Jacqueline Guzman was released by Face to Face Films theater company after ranting in a now-deleted TikTok about ‘shutting down most of Lower Manhattan’ for Rivera’s funeral on Friday.
‘We do not need to shut down most of Lower Manhattan because one cop died for probably doing his job incorrectly,’ she says in the video.
‘They kill people who are under 22 every single day for no good reason and we don’t shut down the city for them, so.’
She then pans the camera to show ambulances and cop cars blocking off the streets of New York.
‘This is f**king ridiculous, this is f**king ridiculous,’ Guzman rants.
‘What if someone having a heart attack in this area?
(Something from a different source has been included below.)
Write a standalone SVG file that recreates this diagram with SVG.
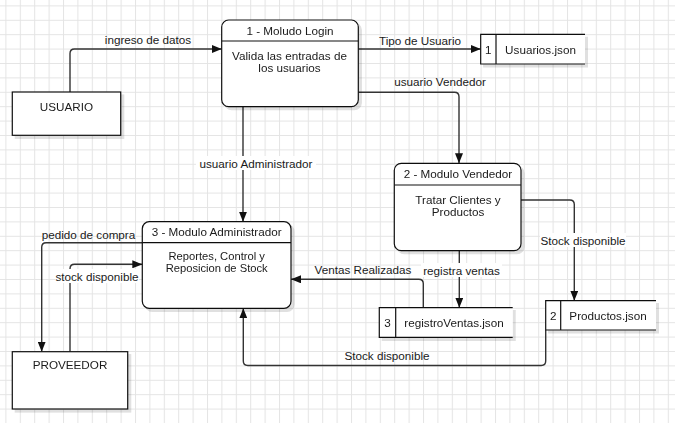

No one can get to them because it’s all blocked off for one f**king cop.’
New York City actress Jacqueline Guzman received backlash for her ‘disrespectful’ comments regarding street closures during NYPD Officer Jason Rivera’s funeral on Friday
Her own company released a statement, calling Guzman’s video ‘insensitive’ and that it does not ‘condone’ her ‘comments made about fallen Officer Rivera.’
‘Face to Face Films has just been made aware of an insensitive video involving one of our members, Jacqueline Guzman,’ the company wrote in a statement on Facebook.
‘Face to Face Films does not support nor can condone these comes made about fallen Officer Rivera. As a result, she is no longer a member of our company.’
The Cuban American later deleted all of her social media accounts.